Thursday, October 8, 2009

Drowned.

Submerged in Clive James' Cultural Amnesia, I feel as if I'm walking on the bottom of the ocean on the ashes of civilization--remnants of good and evil alike rolled like a palate beneath the ceaseless muttering of a haunted sea. So far, this is a book an edifice, a beautiful tomb of an education that must have died before reaching the practical university from which I took my degree.

It shocks me how these tiny vignettes can render a day pointless and yet remind one that remaining engaged may be the only meaning one can hope to find in it.

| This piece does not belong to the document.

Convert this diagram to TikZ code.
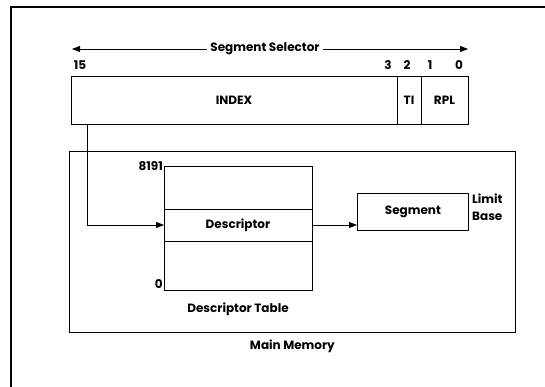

I need to slow down, to restrict myself to just a few names a week.

Despite the negativity it engenders, it forms part of the bulwhark against the nattering of the story-formation lecturers; the ideas present both argue against allowing authority to assume to itself knowledge that is absolute-beyond-question and of forgetting that writing is a conversation and not a string of sensational events dragged from the eyes through the nervous system at speed.

There are better things to gain from the book. So far, I've carefully packed away regrets: I speak only one language; I have such a tenuous understanding of world history that famous names float on nothing but fame on a foam of diffidence; I would be one of those people turning away from hard things, I turn away now; and I find only stasis in the terrible stories.

I look forward to going back to the shallows with the next book on the agenda (which I won't name, since I'm bad about picking up yet other books) and exploring the possibility that our world is the safe one, it's the other that is dangerous.